Dataset extract =

####

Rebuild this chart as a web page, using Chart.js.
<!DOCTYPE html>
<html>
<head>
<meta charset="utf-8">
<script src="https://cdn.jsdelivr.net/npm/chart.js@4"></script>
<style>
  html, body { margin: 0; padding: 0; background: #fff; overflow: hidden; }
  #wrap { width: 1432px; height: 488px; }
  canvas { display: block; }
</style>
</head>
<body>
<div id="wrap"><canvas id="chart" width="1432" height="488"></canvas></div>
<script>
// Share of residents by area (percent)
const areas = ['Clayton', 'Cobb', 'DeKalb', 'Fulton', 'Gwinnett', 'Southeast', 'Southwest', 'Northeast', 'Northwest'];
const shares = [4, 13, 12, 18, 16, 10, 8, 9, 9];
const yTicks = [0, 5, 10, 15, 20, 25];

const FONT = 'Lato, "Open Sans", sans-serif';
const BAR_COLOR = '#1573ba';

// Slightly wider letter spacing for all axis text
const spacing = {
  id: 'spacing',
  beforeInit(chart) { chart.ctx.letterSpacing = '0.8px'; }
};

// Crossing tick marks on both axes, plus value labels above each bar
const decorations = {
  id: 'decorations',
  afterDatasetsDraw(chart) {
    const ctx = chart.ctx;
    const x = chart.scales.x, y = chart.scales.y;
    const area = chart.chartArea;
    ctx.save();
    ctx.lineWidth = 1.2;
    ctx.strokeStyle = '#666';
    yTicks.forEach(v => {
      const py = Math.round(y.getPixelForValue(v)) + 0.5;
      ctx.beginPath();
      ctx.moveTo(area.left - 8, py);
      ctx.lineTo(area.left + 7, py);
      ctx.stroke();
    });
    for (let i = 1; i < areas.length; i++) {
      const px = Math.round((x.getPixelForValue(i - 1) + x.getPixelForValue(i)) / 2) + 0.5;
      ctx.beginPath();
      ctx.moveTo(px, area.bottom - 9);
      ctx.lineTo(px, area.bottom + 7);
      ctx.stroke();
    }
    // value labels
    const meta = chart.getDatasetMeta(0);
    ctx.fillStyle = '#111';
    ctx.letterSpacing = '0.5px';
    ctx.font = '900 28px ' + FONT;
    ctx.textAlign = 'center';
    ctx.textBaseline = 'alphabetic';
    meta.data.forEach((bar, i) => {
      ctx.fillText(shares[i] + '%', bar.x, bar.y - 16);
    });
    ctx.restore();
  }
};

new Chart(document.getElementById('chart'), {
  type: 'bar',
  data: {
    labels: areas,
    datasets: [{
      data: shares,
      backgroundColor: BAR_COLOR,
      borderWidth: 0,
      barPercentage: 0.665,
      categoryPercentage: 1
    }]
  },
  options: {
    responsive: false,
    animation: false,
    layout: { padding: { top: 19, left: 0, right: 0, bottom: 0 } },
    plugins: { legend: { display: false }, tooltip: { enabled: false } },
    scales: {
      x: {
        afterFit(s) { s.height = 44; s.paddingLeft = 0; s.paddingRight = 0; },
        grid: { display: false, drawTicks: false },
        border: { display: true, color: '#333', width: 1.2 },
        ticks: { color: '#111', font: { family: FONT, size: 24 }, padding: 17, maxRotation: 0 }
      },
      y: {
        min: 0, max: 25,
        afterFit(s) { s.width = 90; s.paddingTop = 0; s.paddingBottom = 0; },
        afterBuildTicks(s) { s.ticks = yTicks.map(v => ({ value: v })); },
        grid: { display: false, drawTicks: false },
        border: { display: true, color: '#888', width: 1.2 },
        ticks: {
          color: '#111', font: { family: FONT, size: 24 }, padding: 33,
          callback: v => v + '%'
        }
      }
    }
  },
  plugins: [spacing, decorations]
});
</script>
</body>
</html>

####

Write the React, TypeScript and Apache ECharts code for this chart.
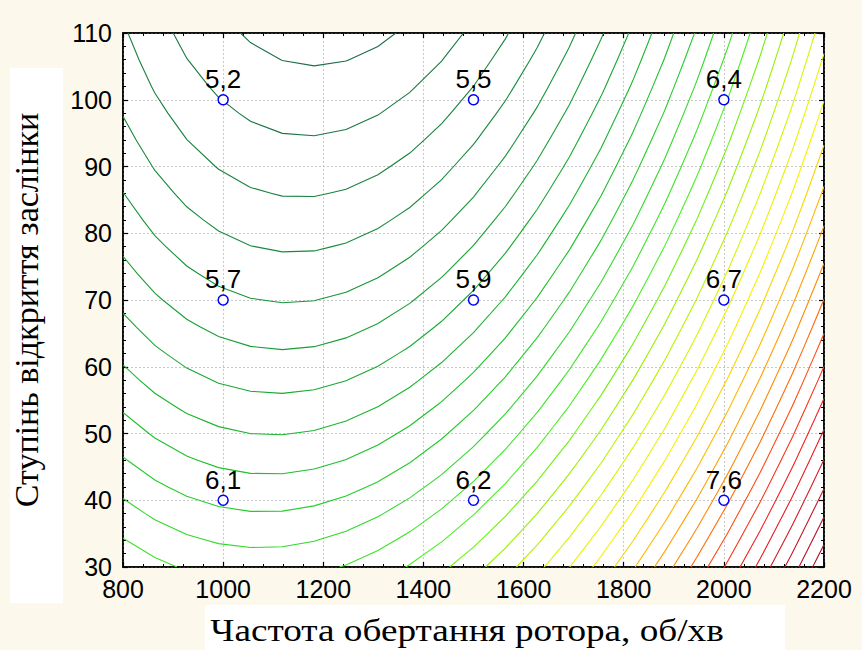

####

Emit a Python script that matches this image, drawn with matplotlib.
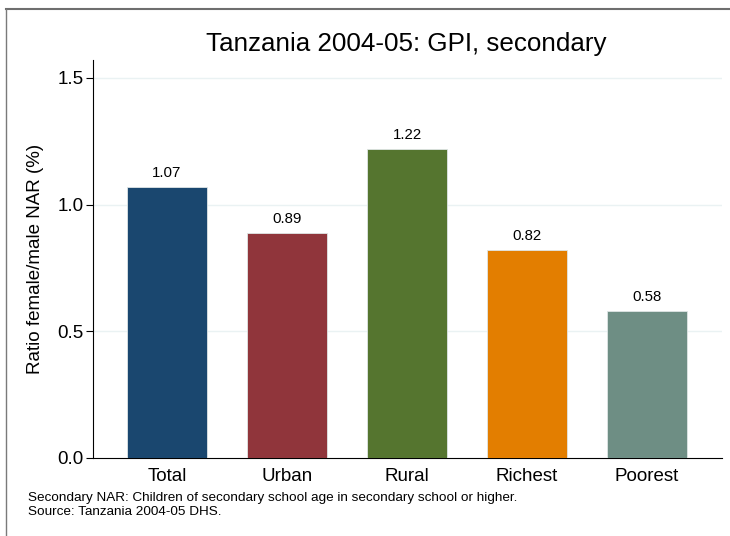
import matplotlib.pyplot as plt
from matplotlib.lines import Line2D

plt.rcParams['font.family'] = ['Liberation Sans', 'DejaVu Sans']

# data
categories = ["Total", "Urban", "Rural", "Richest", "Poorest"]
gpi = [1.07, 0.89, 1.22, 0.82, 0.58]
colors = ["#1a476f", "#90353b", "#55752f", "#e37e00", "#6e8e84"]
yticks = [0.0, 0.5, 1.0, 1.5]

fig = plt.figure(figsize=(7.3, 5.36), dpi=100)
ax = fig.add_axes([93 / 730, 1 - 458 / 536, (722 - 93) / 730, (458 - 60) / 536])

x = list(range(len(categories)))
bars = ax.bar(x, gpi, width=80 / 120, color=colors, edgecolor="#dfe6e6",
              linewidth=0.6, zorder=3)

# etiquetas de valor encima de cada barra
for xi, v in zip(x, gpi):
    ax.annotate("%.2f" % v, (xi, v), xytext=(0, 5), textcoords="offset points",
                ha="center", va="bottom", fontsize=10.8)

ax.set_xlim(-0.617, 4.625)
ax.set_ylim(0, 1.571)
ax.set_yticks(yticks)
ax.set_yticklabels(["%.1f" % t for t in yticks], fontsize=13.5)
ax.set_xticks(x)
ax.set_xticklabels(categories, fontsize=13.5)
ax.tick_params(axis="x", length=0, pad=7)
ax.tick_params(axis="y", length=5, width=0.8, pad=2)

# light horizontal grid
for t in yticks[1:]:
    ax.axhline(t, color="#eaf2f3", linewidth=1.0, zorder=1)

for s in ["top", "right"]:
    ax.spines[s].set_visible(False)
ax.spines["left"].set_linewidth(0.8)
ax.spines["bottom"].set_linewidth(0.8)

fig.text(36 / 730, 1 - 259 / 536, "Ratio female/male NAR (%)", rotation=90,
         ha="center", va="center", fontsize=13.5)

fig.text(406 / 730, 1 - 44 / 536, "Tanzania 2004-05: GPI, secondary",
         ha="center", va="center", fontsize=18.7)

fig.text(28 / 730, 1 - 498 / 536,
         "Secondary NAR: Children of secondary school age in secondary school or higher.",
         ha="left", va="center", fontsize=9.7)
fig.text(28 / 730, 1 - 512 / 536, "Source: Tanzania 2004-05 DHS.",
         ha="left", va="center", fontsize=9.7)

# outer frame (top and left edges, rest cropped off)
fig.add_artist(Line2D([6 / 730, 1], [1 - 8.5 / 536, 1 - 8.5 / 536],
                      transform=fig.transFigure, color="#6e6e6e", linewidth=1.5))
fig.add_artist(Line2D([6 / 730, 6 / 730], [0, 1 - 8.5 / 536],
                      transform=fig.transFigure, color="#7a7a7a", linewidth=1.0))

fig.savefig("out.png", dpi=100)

####

Exercise instructions =
The lines to print start at the line containing "Emit a Python" and end at the line containing "ax = fig.add_axes([93"; print them exactly, both ends included, and leave out every picture.

Answer to this task =
Emit a Python script that matches this image, drawn with matplotlib.
import matplotlib.pyplot as plt
from matplotlib.lines import Line2D

plt.rcParams['font.family'] = ['Liberation Sans', 'DejaVu Sans']

# data
categories = ["Total", "Urban", "Rural", "Richest", "Poorest"]
gpi = [1.07, 0.89, 1.22, 0.82, 0.58]
colors = ["#1a476f", "#90353b", "#55752f", "#e37e00", "#6e8e84"]
yticks = [0.0, 0.5, 1.0, 1.5]

fig = plt.figure(figsize=(7.3, 5.36), dpi=100)
ax = fig.add_axes([93 / 730, 1 - 458 / 536, (722 - 93) / 730, (458 - 60) / 536])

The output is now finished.